● **Work to do**: Write out every line exactly, from the start of the records below to the line with "from bokeh.resources import INLINE", and stop there. Don't write out the pictures.

Records with drawing code
##############################

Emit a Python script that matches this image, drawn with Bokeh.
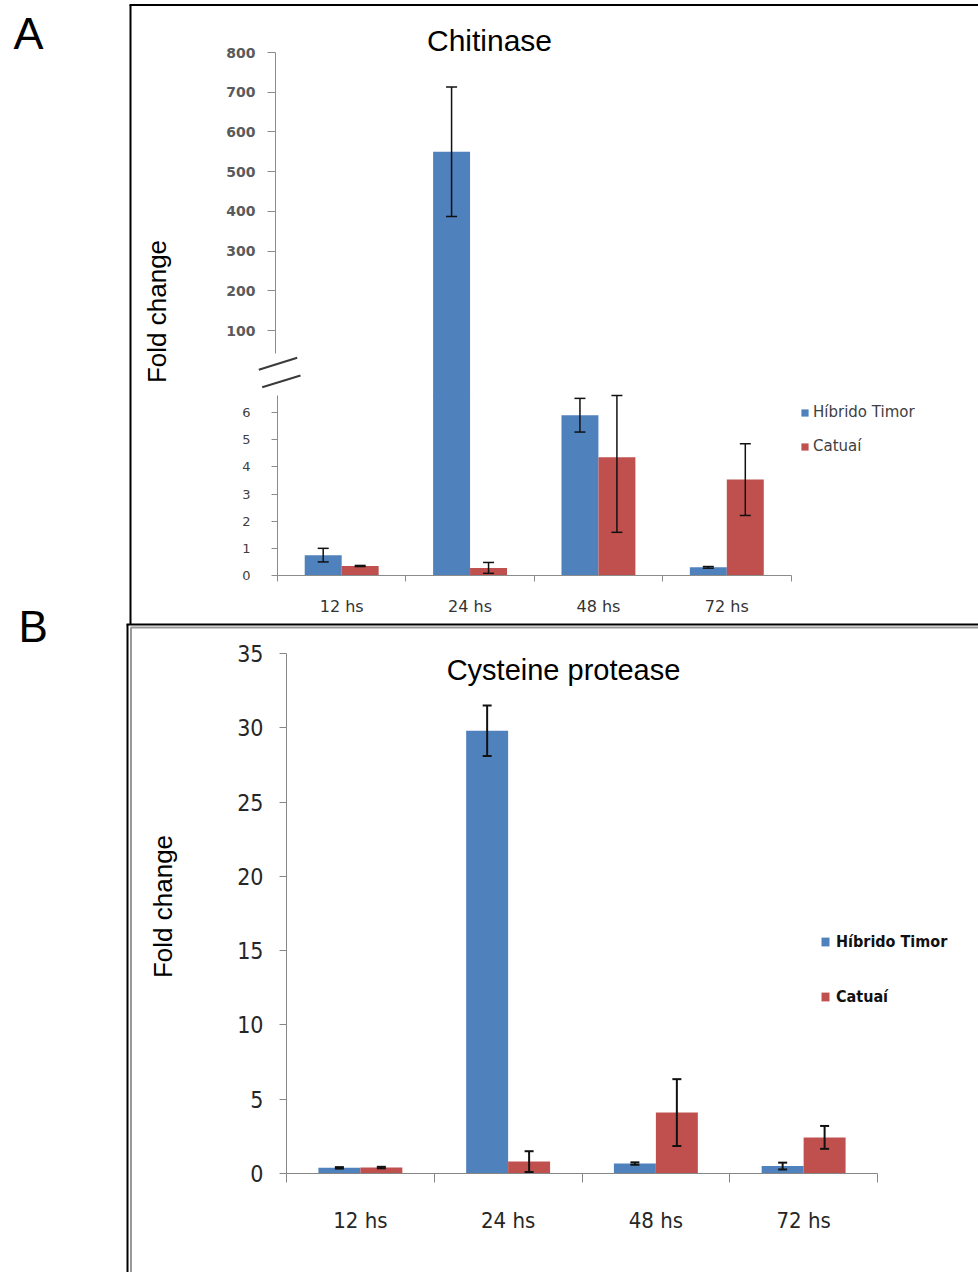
import math
import numpy as np
from bokeh.plotting import figure
from bokeh.models import (Range1d, LinearAxis, FixedTicker, Whisker, TeeHead,
                          ColumnDataSource, Legend, LegendItem, Label)
from bokeh.embed import file_html
from bokeh.resources import INLINE

# ---------------- data ----------------
categories = ["12 hs", "24 hs", "48 hs", "72 hs"]
series_names = ["Híbrido Timor", "Catuaí"]

# Panel A - Chitinase
chit_hibrido = [0.75, 550.0, 5.9, 0.3]
chit_hibrido_err = [0.25, 163.0, 0.62, 0.03]
chit_catuai = [0.35, 0.28, 4.35, 3.53]
chit_catuai_err = [0.02, 0.2, 2.76, 1.32]
chit_low_ticks = [0, 1, 2, 3, 4, 5, 6]
chit_top_ticks = [100, 200, 300, 400, 500, 600, 700, 800]

# Panel B - Cysteine protease
cyst_hibrido = [0.38, 29.8, 0.67, 0.5]
cyst_hibrido_err = [0.05, 1.7, 0.08, 0.23]
cyst_catuai = [0.4, 0.8, 4.1, 2.43]
cyst_catuai_err = [0.05, 0.7, 2.25, 0.77]
cyst_ticks = [0, 5, 10, 15, 20, 25, 30, 35]

BLUE = "#4F81BD"
RED = "#C0504D"

# ---------------- layout geometry (page pixels) ----------------
W, H = 978, 1272
PL, PT = 0, 0
PR, PB = PL + W, PT + H


def lin(p0, v0, p1, v1):
    k = (v1 - v0) / (p1 - p0)
    return lambda px: v0 + (px - p0) * k


ax = lin(277, -0.5, 790.5, 3.5)       # panel A x
ay = lin(575, 0.0, 412, 6.0)          # panel A lower y
aty = lin(52, 800.0, 330, 100.0)      # panel A upper y
bx = lin(286, -0.5, 877, 3.5)         # panel B x
by = lin(1173, 0.0, 653, 35.0)        # panel B y

LOW_MAX = ay(395)
TOP_MIN = aty(352.5)
BREAK_TOP = aty(396)

p = figure(width=W, height=H, output_backend="svg", toolbar_location=None,
           x_axis_type=None, y_axis_type=None, min_border=0,
           x_range=Range1d(ax(PL), ax(PR)), y_range=Range1d(ay(PB), ay(PT)),
           outline_line_color=None, background_fill_color="white",
           border_fill_color="white")
p.min_border_left = p.min_border_right = p.min_border_top = p.min_border_bottom = 0
p.extra_x_ranges = {"bx": Range1d(bx(PL), bx(PR))}
p.extra_y_ranges = {"atop": Range1d(aty(PB), aty(PT)), "by": Range1d(by(PB), by(PT))}

# ---------------- panel boxes ----------------
p.segment(x0=[ax(129), ax(130)], y0=[ay(4.5), ay(4.5)], x1=[ax(PR), ax(130)], y1=[ay(4.5), ay(624)],
          line_color="black", line_width=2)
p.segment(x0=[ax(126), ax(127)], y0=[ay(624), ay(624)], x1=[ax(PR), ax(127)], y1=[ay(624), ay(PB)],
          line_color="black", line_width=2)
p.segment(x0=[ax(130), ax(130.5)], y0=[ay(627), ay(627)], x1=[ax(PR), ax(130.5)], y1=[ay(627), ay(PB)],
          line_color="#9a9a9a", line_width=2)

# ---------------- panel A bars ----------------
xa = np.arange(len(categories), dtype=float)
wa = 0.288
hib = np.array(chit_hibrido)
cat = np.array(chit_catuai)
hib_e = np.array(chit_hibrido_err)
cat_e = np.array(chit_catuai_err)

rA_b = p.vbar(x=xa - wa / 2, top=np.minimum(hib, LOW_MAX), bottom=0, width=wa,
              fill_color=BLUE, line_color=None)
rA_r = p.vbar(x=xa + wa / 2, top=np.minimum(cat, LOW_MAX), bottom=0, width=wa,
              fill_color=RED, line_color=None)
big = hib > LOW_MAX
p.vbar(x=(xa - wa / 2)[big], top=hib[big], bottom=BREAK_TOP, width=wa,
       fill_color=BLUE, line_color=None, y_range_name="atop")


def whisk(x, m, e, lw, size, xr="default", yr="default", top_clip=None):
    up = m + e
    if top_clip is not None:
        up = np.minimum(up, top_clip)
    src = ColumnDataSource(dict(x=x, lower=m - e, upper=up))
    w = Whisker(source=src, base="x", lower="lower", upper="upper", dimension="height",
                line_color="#111111", line_width=lw, level="annotation",
                upper_head=TeeHead(size=size, line_color="#111111", line_width=lw),
                lower_head=TeeHead(size=size, line_color="#111111", line_width=lw),
                x_range_name=xr, y_range_name=yr)
    p.add_layout(w)


small = ~big
whisk((xa - wa / 2)[small], hib[small], hib_e[small], 1.5, 11, top_clip=LOW_MAX)
whisk(xa + wa / 2, cat, cat_e, 1.5, 11, top_clip=LOW_MAX)
whisk((xa - wa / 2)[big], hib[big], hib_e[big], 1.5, 11, yr="atop")

# ---------------- panel A axes ----------------
AX_COLOR = "#8c8c8c"
y_low = LinearAxis(fixed_location=ax(277), bounds=(0, LOW_MAX),
                   ticker=FixedTicker(ticks=chit_low_ticks, minor_ticks=[]),
                   axis_line_color=AX_COLOR, major_tick_line_color=AX_COLOR,
                   major_tick_out=6, major_tick_in=0, minor_tick_out=0,
                   major_label_standoff=21, major_label_text_font="DejaVu Sans",
                   major_label_text_font_size="13px", major_label_text_color="#404040")
p.add_layout(y_low, "left")
y_top = LinearAxis(fixed_location=ax(275), bounds=(TOP_MIN, 800), y_range_name="atop",
                   ticker=FixedTicker(ticks=chit_top_ticks, minor_ticks=[]),
                   axis_line_color=AX_COLOR, major_tick_line_color=AX_COLOR,
                   major_tick_out=8, major_tick_in=0, minor_tick_out=0,
                   major_label_standoff=12, major_label_text_font="DejaVu Sans",
                   major_label_text_font_style="bold",
                   major_label_text_font_size="14px", major_label_text_color="#5a5a5a")
p.add_layout(y_top, "left")
x_a = LinearAxis(fixed_location=0, bounds=(-0.5, len(categories) - 0.5),
                 ticker=FixedTicker(ticks=list(range(len(categories))),
                                    minor_ticks=[i - 0.5 for i in range(len(categories) + 1)]),
                 major_label_overrides={i: c for i, c in enumerate(categories)},
                 axis_line_color=AX_COLOR, minor_tick_line_color=AX_COLOR,
                 major_tick_out=0, major_tick_in=0, minor_tick_out=6, minor_tick_in=0,
                 major_label_standoff=15, major_label_text_font="DejaVu Sans",
                 major_label_text_font_size="16px", major_label_text_color="#333333")
p.add_layout(x_a, "below")

# break marks
p.segment(x0=[ax(258.3), ax(261.7)], y0=[ay(369.3), ay(386.7)],
          x1=[ax(296.7), ax(300)], y1=[ay(357.3), ay(375)],
          line_color="#3a3a3a", line_width=2)

# ---------------- panel B bars ----------------
wb = 0.284
hb = np.array(cyst_hibrido)
cb = np.array(cyst_catuai)
rB_b = p.vbar(x=xa - wb / 2, top=hb, bottom=0, width=wb, fill_color=BLUE, line_color=None,
              x_range_name="bx", y_range_name="by")
rB_r = p.vbar(x=xa + wb / 2, top=cb, bottom=0, width=wb, fill_color=RED, line_color=None,
              x_range_name="bx", y_range_name="by")
whisk(xa - wb / 2, hb, np.array(cyst_hibrido_err), 2, 9, xr="bx", yr="by")
whisk(xa + wb / 2, cb, np.array(cyst_catuai_err), 2, 9, xr="bx", yr="by")

NARROW = "DejaVu Sans Condensed"
y_b = LinearAxis(fixed_location=bx(286), bounds=(0, 35), x_range_name="bx", y_range_name="by",
                 ticker=FixedTicker(ticks=cyst_ticks, minor_ticks=[]),
                 axis_line_color="#868686", major_tick_line_color="#868686",
                 major_tick_out=7, major_tick_in=0, minor_tick_out=0,
                 major_label_standoff=16, major_label_text_font=NARROW,
                 major_label_text_font_size="23px", major_label_text_color="#262626")
p.add_layout(y_b, "left")
x_b = LinearAxis(fixed_location=0, bounds=(-0.5, len(categories) - 0.5),
                 x_range_name="bx", y_range_name="by",
                 ticker=FixedTicker(ticks=list(range(len(categories))),
                                    minor_ticks=[i - 0.5 for i in range(len(categories) + 1)]),
                 major_label_overrides={i: c for i, c in enumerate(categories)},
                 axis_line_color="#868686", minor_tick_line_color="#868686",
                 major_tick_out=0, major_tick_in=0, minor_tick_out=9, minor_tick_in=0,
                 major_label_standoff=25, major_label_text_font=NARROW,
                 major_label_text_font_size="22px", major_label_text_color="#262626")
p.add_layout(x_b, "below")

# ---------------- texts ----------------
def lab(px, py, text, size, align="left", baseline="alphabetic", angle=0.0,
        font="Liberation Sans", color="black", style="normal"):
    p.add_layout(Label(x=ax(px), y=ay(py), text=text, text_font=font, text_font_size=size,
                       text_align=align, text_baseline=baseline, angle=angle,
                       text_color=color, text_font_style=style))


lab(13, 33, "A", "45px")
lab(18, 626, "B", "44px")
lab(489, 40, "Chitinase", "30px", align="center")
lab(563, 669, "Cysteine protease", "29px", align="center")
lab(156, 311, "Fold change", "26px", align="center", baseline="middle", angle=math.pi / 2)
lab(162, 906, "Fold change", "26px", align="center", baseline="middle", angle=math.pi / 2)

# ---------------- legends ----------------
legA = Legend(items=[LegendItem(label=series_names[0], renderers=[rA_b]),
                     LegendItem(label=series_names[1], renderers=[rA_r])],
              location=(800 - PL, PB - 455), orientation="vertical",
              glyph_width=9, glyph_height=9, label_height=18, label_standoff=4, spacing=16,
              padding=0, margin=0, border_line_color=None, background_fill_alpha=0,
              label_text_font="DejaVu Sans", label_text_font_size="15px",
              label_text_color="#404040")
p.add_layout(legA)
legB = Legend(items=[LegendItem(label=series_names[0], renderers=[rB_b]),
                     LegendItem(label=series_names[1], renderers=[rB_r])],
              location=(820 - PL, PB - 1007), orientation="vertical",
              glyph_width=10, glyph_height=11, label_height=22, label_standoff=6, spacing=33,
              padding=0, margin=0, border_line_color=None, background_fill_alpha=0,
              label_text_font=NARROW, label_text_font_size="16px",
              label_text_font_style="bold", label_text_color="#111111")
p.add_layout(legB)

open("out.html", "w").write(file_html(p, INLINE))
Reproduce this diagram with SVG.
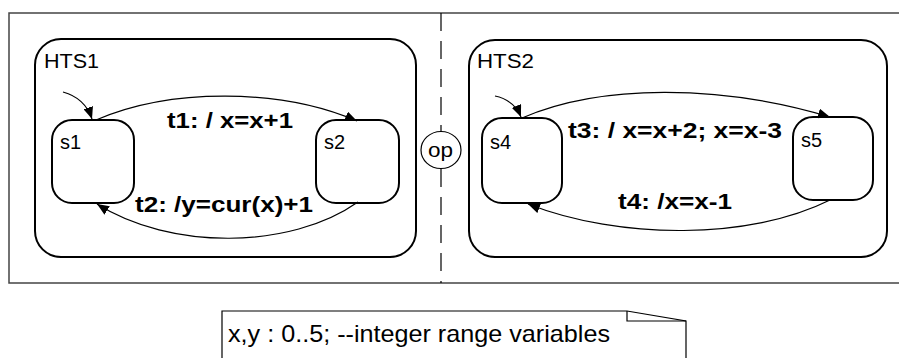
<svg xmlns="http://www.w3.org/2000/svg" width="899" height="358" viewBox="0 0 899 358">
  <style>
    .frame { fill: none; stroke: #444; stroke-width: 1.5; }
    .region { fill: none; stroke: #000; stroke-width: 2; }
    .state { fill: #fff; stroke: #000; stroke-width: 2; }
    .edge { fill: none; stroke: #000; stroke-width: 1.2; }
    .lbl { font-family: "Liberation Sans", Arial, sans-serif; font-size: 20px; fill: #000; }
    .tr { font-family: "Liberation Sans", Arial, sans-serif; font-size: 22px; font-weight: bold; fill: #000; }
  </style>
  <defs>
    <marker id="arrow" viewBox="0 0 12 10" refX="12" refY="5" markerWidth="12" markerHeight="10" markerUnits="userSpaceOnUse" orient="auto">
      <path d="M0,0 L12,5 L0,10 Z" fill="#000"/>
    </marker>
  </defs>

  <!-- outer frame, open on the right -->
  <path class="frame" d="M899,13 H9 V283 H899"/>

  <!-- parallel composition separator -->
  <g id="separator">
    <line x1="441" y1="13" x2="441" y2="131" stroke="#000" stroke-width="1.2" stroke-dasharray="18 10"/>
    <line x1="441" y1="169" x2="441" y2="283" stroke="#000" stroke-width="1.2" stroke-dasharray="18 10"/>
    <ellipse cx="441" cy="150" rx="20" ry="18.5" fill="#fff" stroke="#000" stroke-width="1.2"/>
    <text class="lbl" x="428" y="157" textLength="25" lengthAdjust="spacingAndGlyphs">op</text>
  </g>

  <g id="HTS1">
    <rect class="region" x="35" y="39" width="381" height="218" rx="26"/>
    <text class="lbl" x="44" y="68" textLength="55" lengthAdjust="spacingAndGlyphs">HTS1</text>
  </g>
  <g id="HTS2">
    <rect class="region" x="469" y="40" width="418" height="217" rx="26"/>
    <text class="lbl" x="477" y="68" textLength="57" lengthAdjust="spacingAndGlyphs">HTS2</text>
  </g>

  <g id="s1">
    <rect class="state" x="52" y="120" width="82" height="83" rx="20"/>
    <text class="lbl" x="60" y="149">s1</text>
  </g>
  <g id="s2">
    <rect class="state" x="316" y="120" width="83" height="83" rx="20"/>
    <text class="lbl" x="324" y="149">s2</text>
  </g>
  <g id="s4">
    <rect class="state" x="482" y="118" width="80" height="85" rx="20"/>
    <text class="lbl" x="490" y="149">s4</text>
  </g>
  <g id="s5">
    <rect class="state" x="793" y="117" width="80" height="83" rx="20"/>
    <text class="lbl" x="801" y="147">s5</text>
  </g>

  <g id="connectors">
    <path class="edge" marker-end="url(#arrow)" d="M63,92 Q85,98 92,119"/>
    <path class="edge" marker-end="url(#arrow)" d="M96,120 C170,88 280,88 357,121"/>
    <path class="edge" marker-end="url(#arrow)" d="M358,202 C290,250 170,250 97,204"/>
    <path class="edge" marker-end="url(#arrow)" d="M495,96 Q514,100 521,117"/>
    <path class="edge" marker-end="url(#arrow)" d="M522,118 C600,84 720,84 830,117"/>
    <path class="edge" marker-end="url(#arrow)" d="M830,200 C750,240 620,240 528,204"/>
  </g>

  <g id="labels">
    <text class="tr" x="167" y="128" textLength="126" lengthAdjust="spacingAndGlyphs">t1: / x=x+1</text>
    <text class="tr" x="135" y="212" textLength="178" lengthAdjust="spacingAndGlyphs">t2: /y=cur(x)+1</text>
    <text class="tr" x="568" y="138" textLength="214" lengthAdjust="spacingAndGlyphs">t3: / x=x+2; x=x-3</text>
    <text class="tr" x="618" y="209" textLength="114" lengthAdjust="spacingAndGlyphs">t4: /x=x-1</text>
  </g>

  <g id="note">
    <path d="M222,358 V311 H627 L686,321 V358" fill="#fff" stroke="#000" stroke-width="1.2"/>
    <path d="M627,311 V321 H686" fill="none" stroke="#000" stroke-width="1.2"/>
    <text x="228" y="342" font-family="Liberation Sans, Arial, sans-serif" font-size="24" textLength="382" lengthAdjust="spacingAndGlyphs">x,y : 0..5; --integer range variables</text>
  </g>
</svg>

##############################

● **Solution**:
Emit a Python script that matches this image, drawn with Bokeh.
import math
import numpy as np
from bokeh.plotting import figure
from bokeh.models import (Range1d, LinearAxis, FixedTicker, Whisker, TeeHead,
                          ColumnDataSource, Legend, LegendItem, Label)
from bokeh.embed import file_html
from bokeh.resources import INLINE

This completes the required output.